We need infectious disease hospitals

It doesn’t make sense to spend the Covid-19 billions on just PPE, masks and ventilators.

In Summary
  • Due to our unique circumstances, the infectious disease hospital must be mobile.
  • Hospitals must also have a dedicated team of medics who are specially trained to respond to all kinds of infections.
Governor Joho, flanked by senior county and national government officials, at an isolation ward at Coast General Hospital on Monday.
LEAVING NOTHING TO CHANCE: Governor Joho, flanked by senior county and national government officials, at an isolation ward at Coast General Hospital on Monday.
Image: JOHN CHESOLI

Even as Kenyans put pressure on government to reopen the economy, we must be aware of a possible peak in coronavirus infections. Do we have the medical infrastructure to weather a peak?

We have enough isolation centres and our bed space capacity is growing. However, Kenya lacks a publicly owned infectious diseases hospital.

These hospitals are not the same as having isolation wards. Infectious diseases hospitals are specially designed to keep medical workers safe and the environment free of the virus.

Singapore, South Korea have lower infections among health workers  because of such facilities. The  facilities were designed as per WHO recommendations for severe infectious disease wards with independent air supply and exhaust systems.

This is how it works. Air is directed and pressured according to a certain pressure gradient, filtered and disinfected before being discharged outdoors.

The air pressure in the polluted area is lower than the air pressure in the non-polluted area, forming a pressure gradient difference in each area to prevent the bacteria or virus from spreading out. The places outside the disease area will not be polluted, thus protecting medical staff from infection.

A hospital without a negative pressure ward is like a factory full of nuclear radiation. No space in the hospital is clean. Medical staff and other patients with non-communicable diseases have no place to hide and relax.

This underscores the urgency for Kenya to create its own infectious disease hospital.

A hospital without a negative pressure ward is like a factory full of nuclear radiation. No space in the hospital is clean. Medical staff and other patients with non-communicable diseases have no place to hide and relax.

Any carelessness when using common facilities, like toilets, eating places and rest areas increase the high risk of infection. Naturally, the awareness that you could easily be infected causes great pressure on the physical and mental health of medical staff. It reduces their enthusiasm as well as making them afraid of treating and caring for patients. This is not obviously unconducive to the rehabilitation of patients, and efforts to defeat Covid-19 as soon as possible.

Due to our unique circumstances, the infectious disease hospital must be mobile.
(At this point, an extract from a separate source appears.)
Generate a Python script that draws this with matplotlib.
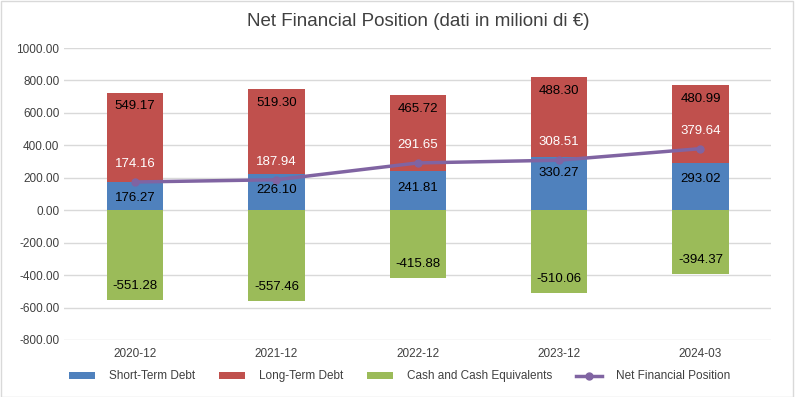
import numpy as np
from matplotlib import pyplot as plt
from matplotlib.patches import Rectangle

plt.rcParams['font.family'] = ['Liberation Sans', 'DejaVu Sans']

periods = ['2020-12', '2021-12', '2022-12', '2023-12', '2024-03']
short_debt = [176.27, 226.10, 241.81, 330.27, 293.02]
long_debt = [549.17, 519.30, 465.72, 488.30, 480.99]
cash = [-551.28, -557.46, -415.88, -510.06, -394.37]
nfp = [174.16, 187.94, 291.65, 308.51, 379.64]

c_blue = '#4F81BD'
c_red = '#C0504D'
c_green = '#9BBB59'
c_purple = '#8064A2'

fig = plt.figure(figsize=(7.95, 3.97), dpi=100)
ax = fig.add_axes([0.081, 0.1436, 0.889, 0.7354])

x = np.arange(len(periods))
w = 0.4
short_debt = np.array(short_debt)
long_debt = np.array(long_debt)
cash = np.array(cash)

b1 = ax.bar(x, short_debt, w, color=c_blue, label='Short-Term Debt', zorder=2)
b2 = ax.bar(x, long_debt, w, bottom=short_debt, color=c_red, label='Long-Term Debt', zorder=2)
b3 = ax.bar(x, cash, w, color=c_green, label='Cash and Cash Equivalents', zorder=2)
l1, = ax.plot(x, nfp, color=c_purple, lw=2.5, marker='o', ms=5, label='Net Financial Position', zorder=3)

# labels, inside end
fs = 9.5
for i in range(len(x)):
    ax.annotate('%.2f' % short_debt[i], (x[i], short_debt[i]), xytext=(0, -12),
                textcoords='offset points', ha='center', va='center', fontsize=fs, zorder=4)
    ax.annotate('%.2f' % long_debt[i], (x[i], short_debt[i] + long_debt[i]), xytext=(0, -10),
                textcoords='offset points', ha='center', va='center', fontsize=fs, zorder=4)
    ax.annotate('%.2f' % cash[i], (x[i], cash[i]), xytext=(0, 10),
                textcoords='offset points', ha='center', va='center', fontsize=fs, zorder=4)
    ax.annotate('%.2f' % nfp[i], (x[i], nfp[i]), xytext=(0, 13),
                textcoords='offset points', ha='center', va='center', fontsize=fs,
                color='white', zorder=4)

ax.set_xlim(-0.5, len(x) - 0.5)
ax.set_ylim(-800, 1000)
ax.set_yticks(np.arange(-800, 1001, 200))
ax.set_yticklabels(['%.2f' % v for v in np.arange(-800, 1001, 200)])
ax.set_xticks(x)
ax.set_xticklabels(periods)
ax.tick_params(length=0, labelsize=8.5, colors='#404040')
ax.tick_params(axis='x', pad=6)
ax.grid(axis='y', color='#D9D9D9', lw=1, zorder=0)
for s in ax.spines.values():
    s.set_visible(False)

ax.set_title('Net Financial Position (dati in milioni di €)', fontsize=13.5, color='#404040', pad=16)

ax.legend([b1, b2, b3, l1], [h.get_label() for h in [b1, b2, b3, l1]],
          loc='center', bbox_to_anchor=(0.4745, -0.125), ncol=4, frameon=False,
          fontsize=8.5, handlelength=2.2, handleheight=0.5, columnspacing=2.0,
          handletextpad=1.2, labelcolor='#404040')

fig.add_artist(Rectangle((0.001, 0.001), 0.997, 0.997, transform=fig.transFigure,
                         fill=False, edgecolor='#D9D9D9', lw=1))

fig.savefig('out.png', dpi=100)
This will enable the unit to be deployed anywhere in the country with speed and ease. We never know where the next outbreak will be. A mobile responsive and effective infectious disease unit will bolster reactions to cholera, Ebola outbreaks or even future coronaviruses.

The coronavirus outbreak requires us to step up our medical and disease response. We must indeed adjust or perish.
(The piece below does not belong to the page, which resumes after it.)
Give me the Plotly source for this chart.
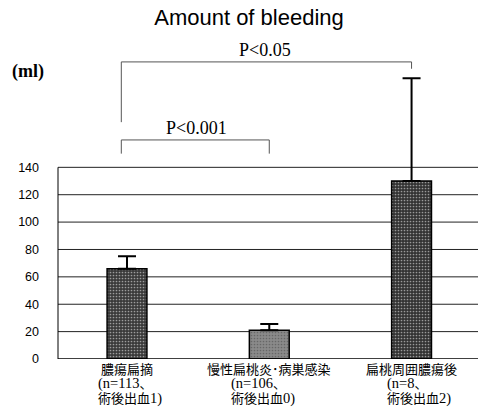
import re
import plotly.graph_objects as go

categories = ["膿瘍扁摘", "慢性扁桃炎･病巣感染", "扁桃周囲膿瘍後"]
n_lines = ["(n=113、", "(n=106、", "(n=8、"]
post_lines = ["術後出血1)", "術後出血0)", "術後出血2)"]
values = [66, 21, 130]
errors = [9, 4.5, 75]
bar_colors = ["#3a3a3a", "#8a8a8a", "#333333"]
ytick_vals = [0, 20, 40, 60, 80, 100, 120, 140]

x = list(range(len(categories)))


def big_latin(s):
    return re.sub(r"([\x20-\x7e]+)", r"<span style='font-size:14.5px'>\1</span>", s)


fig = go.Figure()
fig.add_trace(go.Bar(
    x=x, y=values, width=0.28,
    marker=dict(color=bar_colors, line=dict(color="black", width=1.5),
                pattern=dict(shape=".", fgcolor="#a0a0a0", size=3, solidity=0.25)),
    error_y=dict(type="data", array=errors, arrayminus=[0, 0, 0], symmetric=False,
                 color="black", thickness=2, width=9),
    showlegend=False, hoverinfo="skip",
))

ink = "black"
shapes = []
for v in ytick_vals[1:]:
    shapes.append(dict(type="line", xref="paper", yref="y", x0=0, x1=1, y0=v, y1=v,
                       line=dict(color="#222", width=1), layer="below"))
shapes.append(dict(type="line", xref="paper", yref="y", x0=0, x1=0, y0=0, y1=140,
                   line=dict(color=ink, width=1)))
shapes.append(dict(type="line", xref="paper", yref="y", x0=0, x1=1, y0=0, y1=0,
                   line=dict(color=ink, width=1.5)))

br_color = "#555"
leg_off = -0.04
shapes += [
    dict(type="line", xref="x", yref="y", x0=x[0] + leg_off, x1=x[2], y0=217, y1=217, line=dict(color=br_color, width=1)),
    dict(type="line", xref="x", yref="y", x0=x[0] + leg_off, x1=x[0] + leg_off, y0=173, y1=217, line=dict(color=br_color, width=1)),
    dict(type="line", xref="x", yref="y", x0=x[2], x1=x[2], y0=212, y1=217, line=dict(color=br_color, width=1)),
    dict(type="line", xref="x", yref="y", x0=x[0] + leg_off, x1=x[1], y0=160, y1=160, line=dict(color=br_color, width=1)),
    dict(type="line", xref="x", yref="y", x0=x[0] + leg_off, x1=x[0] + leg_off, y0=150, y1=160, line=dict(color=br_color, width=1)),
    dict(type="line", xref="x", yref="y", x0=x[1], x1=x[1], y0=150, y1=160, line=dict(color=br_color, width=1)),
]

serif = "Liberation Serif, Noto Sans CJK JP, serif"
ann = []
ann.append(dict(x=(x[0] + x[2]) / 2 - 0.03, y=217, xref="x", yref="y", text="P<0.05", showarrow=False,
                yanchor="bottom", yshift=0, font=dict(family=serif, size=18, color="black")))
ann.append(dict(x=(x[0] + x[1]) / 2 - 0.01, y=160, xref="x", yref="y", text="P<0.001", showarrow=False,
                yanchor="bottom", yshift=0, font=dict(family=serif, size=18, color="black")))

label_font = dict(family=serif, size=13, color="black")
sub_shift = [-31, -40, -27]
for i in x:
    ann.append(dict(x=i, y=0, xref="x", yref="y", text=categories[i], showarrow=False,
                    yanchor="middle", yshift=-10, xanchor="center", font=label_font))
    ann.append(dict(x=i, y=0, xref="x", yref="y", text=big_latin(n_lines[i]),
                    showarrow=False, yanchor="middle", yshift=-24.5, xanchor="left",
                    xshift=sub_shift[i], font=label_font))
    ann.append(dict(x=i, y=0, xref="x", yref="y", text=big_latin(post_lines[i]),
                    showarrow=False, yanchor="middle", yshift=-39.5, xanchor="left",
                    xshift=sub_shift[i], font=label_font))

ann.append(dict(x=-0.115, y=0.9, xref="paper", yref="paper", text="<b>(ml)</b>", showarrow=False,
                xanchor="left", yanchor="middle", font=dict(family=serif, size=18, color="black")))

fig.update_layout(
    width=480, height=407,
    margin=dict(l=58, r=2, t=40, b=48, pad=0),
    paper_bgcolor="white", plot_bgcolor="white",
    title=dict(text="Amount of bleeding", x=249 / 480, xanchor="center", y=1 - 17 / 407, yanchor="middle",
               font=dict(family="Liberation Sans, Arial, sans-serif", size=22, color="black")),
    xaxis=dict(range=[-0.485, 2.467], showticklabels=False, showgrid=False, zeroline=False,
               showline=False, ticks="", fixedrange=True),
    yaxis=dict(range=[0, 233], tickvals=ytick_vals, showgrid=False, zeroline=False,
               showline=False, ticks="", ticklabelstandoff=18, fixedrange=True,
               tickfont=dict(family="Liberation Sans, Arial, sans-serif", size=12.5, color="black")),
    shapes=shapes,
    annotations=ann,
)
fig.write_html("out.html", config={"displayModeBar": False},
               post_script="document.body.style.margin='0';")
Hospitals must also have a dedicated team of medics who are specially trained to respond to all kinds of infections. This means that even how patients are received at the gate must be different from how a normal hospital would handle patients

The security levels and protocols will and must be such that once a contagion checks in it can never check out or infect others. This is the gold standard and the ideal to which we as a nation must aspire to.

It doesn’t make sense to spend the Covid-19 billions on just PPE, masks and ventilators.  Let us take half of that money and ensure Kenya is always prepared for such a disaster.

Let us set up an infectious disease hospital for this crisis and any others in the future. In so doing we will not only keep our people safe but be a regional health hub to boost medical tourism income.